Business leaders generally believe that Trump won’t impose all the tariffs he has discussed and they’re a negotiating strategy. It’s possible that the next White House will again skip tariffs on smartphones, computers and tablets.
Gary Shapiro, the head of the Consumer Technology Association, an industry trade group whose members include Apple and Samsung, said the prior Trump administration listened to manufacturers that said higher tariffs on electronics would hurt consumers.
This time, Shapiro said, “I am optimistic because President Trump is a pragmatist.” (Shapiro also joked that the CTA stood for the “Consumer Tariff Association.”)
Businesses also have adapted to the higher tariffs on many Chinese imports in the past six years.

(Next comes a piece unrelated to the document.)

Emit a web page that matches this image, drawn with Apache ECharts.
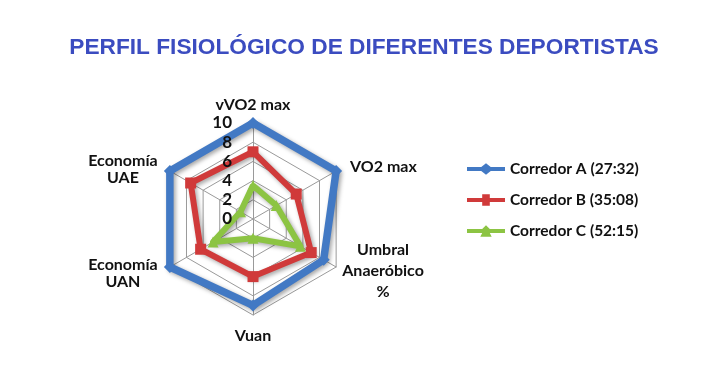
<!DOCTYPE html>
<html><head><meta charset="utf-8">
<script src="https://cdn.jsdelivr.net/npm/echarts@6/dist/echarts.min.js"></script>
<style>html,body{margin:0;padding:0;background:#fff}#c{width:728px;height:366px}</style>
</head><body><div id="c"></div>
<script>
// categories in clockwise order starting at the top
const categories = ['vVO2 max', 'VO2 max', 'Umbral\nAnaeróbico\n%', 'Vuan', 'Economía\nUAN', 'Economía\nUAE'];
const seriesNames = ['Corredor A (27:32)', 'Corredor B (35:08)', 'Corredor C (52:15)'];
const corredorA = [10, 10, 8.5, 9, 10, 10];
const corredorB = [7, 5.2, 7, 6, 6.3, 7.5];
const corredorC = [3.5, 2.8, 5.7, 2, 4.8, 1.5];
const axisMax = 10;
const axisSplit = 5;

const FONT = 'Lato';
const colors = ['#4279C4', '#D03A3A', '#8CC443'];
const symbols = ['diamond', 'rect', 'triangle'];
const icons = [
  'path://M0,4H15L20,0L25,4H40V8H25L20,12L15,8H0Z',
  'path://M0,4H16V0H24V4H40V8H24V12H16V8H0Z',
  'path://M0,4H16L20,0L24,4H40V8H24L26,12H14L16,8H0Z'
];
const values = [corredorA, corredorB, corredorC];
// ECharts radar runs counter-clockwise; reorder so the axes go clockwise
const order = [0, 5, 4, 3, 2, 1];
const ccw = arr => order.map(i => arr[i]);

const nameStyle = { color: '#111', fontFamily: FONT, fontWeight: 'bold', fontSize: 16, lineHeight: 21 };
const CENTER = [253, 219], RADIUS = 96;

function nameFormatter(name) {
  const lines = name.split('\n');
  if (lines.length === 1) {
    if (name === 'VO2 max') return '{r|' + name + '}';
    if (name === 'Vuan') return '{d|' + name + '}';
    return name;
  }
  const shiftFirst = name.indexOf('Economía') === 0;
  return lines.map((s, k) => '{' + (k === 0 && shiftFirst ? 'f' : 'c') + '|' + s + '}').join('\n');
}

const chart = echarts.init(document.getElementById('c'));
chart.setOption({
  backgroundColor: '#fff',
  animation: false,
  title: {
    text: 'PERFIL FISIOLÓGICO DE DIFERENTES DEPORTISTAS',
    left: 'center', top: 31,
    textStyle: { fontFamily: 'Liberation Sans', fontWeight: 'bold', fontSize: 22.7, color: '#3B4CC0' }
  },
  legend: {
    orient: 'vertical', left: 462, top: 156, itemGap: 15,
    itemWidth: 38, itemHeight: 12,
    textStyle: { fontFamily: FONT, fontWeight: 'bold', fontSize: 15.5, color: '#111' },
    data: seriesNames.map((n, i) => ({ name: n, icon: icons[i], itemStyle: { color: colors[i] } }))
  },
  radar: [{
    center: CENTER, radius: RADIUS, z: 1,
    startAngle: 90, splitNumber: axisSplit, shape: 'polygon',
    axisName: Object.assign({}, nameStyle, {
      formatter: nameFormatter,
      rich: {
        c: Object.assign({}, nameStyle, { width: 80, align: 'center' }),
        f: Object.assign({}, nameStyle, { width: 80, align: 'center', padding: [8, 0, 0, 0] }),
        r: Object.assign({}, nameStyle, { padding: [0, 0, 0, 7] }),
        d: Object.assign({}, nameStyle, { padding: [4, 0, 0, 0] })
      }
    }),
    nameGap: 8,
    splitLine: { lineStyle: { color: '#9a9a9a', width: 1 } },
    splitArea: { show: false },
    axisLine: { lineStyle: { color: '#9a9a9a', width: 1 } },
    axisLabel: { show: false },
    indicator: ccw(categories).map(c => ({ name: c, min: 0, max: axisMax }))
  }, {
    center: CENTER, radius: RADIUS, z: 5,
    startAngle: 90, splitNumber: axisSplit, shape: 'polygon',
    axisName: { show: false },
    splitLine: { show: false }, splitArea: { show: false }, axisLine: { show: false },
    axisLabel: { show: false },
    indicator: ccw(categories).map((c, i) => i === 0
      ? { name: '', min: 0, max: axisMax, axisLabel: { show: true, color: '#111', fontFamily: FONT, fontWeight: 'bold', fontSize: 17, margin: 21 } }
      : { name: '', min: 0, max: axisMax })
  }],
  series: [{
    type: 'radar', radarIndex: 0, z: 2,
    data: values.map((v, i) => ({
      name: seriesNames[i], value: ccw(v),
      symbol: symbols[i], symbolSize: i === 0 ? 12 : 11,
      lineStyle: { color: colors[i], width: i === 0 ? 7.5 : 6, shadowColor: 'rgba(0,0,0,0.35)', shadowBlur: 4, shadowOffsetX: 2, shadowOffsetY: 2 },
      itemStyle: { color: colors[i] }
    }))
  }]
});
</script>
</body></html>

Many companies moved some manufacturing to other countries to avoid higher tariffs on Chinese-made goods.
For example, research led by University of Delaware professor Sheng Lu recently found that more than four out of every 10 American apparel companies in a survey are now importing less than 10 percent of their products from China. In 2018, just 18 percent of U.S. clothing companies were importing such a small percentage from China.
The shift in clothing manufacturing wasn’t only because of tariffs, but Lu told me that avoiding higher tariffs was one reason.
Scott Lincicome, an economist at the libertarian think tank the Cato Institute, doesn’t think Apple would be able to quickly move away from Chinese factories to avoid higher tariffs.
Apple has moved a small chunk of manufacturing in recent years to other countries, including Vietnam and India. But tariffs or no tariffs, Apple is stuck for the foreseeable future in a marriage with Chinese factories, where armies of people and equipment make fleets of Apple devices.
“There isn’t anywhere else to go that has the sheer capacity to satiate demand for all these gizmos,” Lincicome said.
The good news about higher tariffs is that like most taxes, people typically find them painful when they’re new but get used to them, said Alan Deardorff, a professor emeritus at the University of Michigan who specializes in international trade.
He said, though, that your experience with new Trump tariffs might be different. “With a 60 percent tariff, you got to think people will notice,” he said.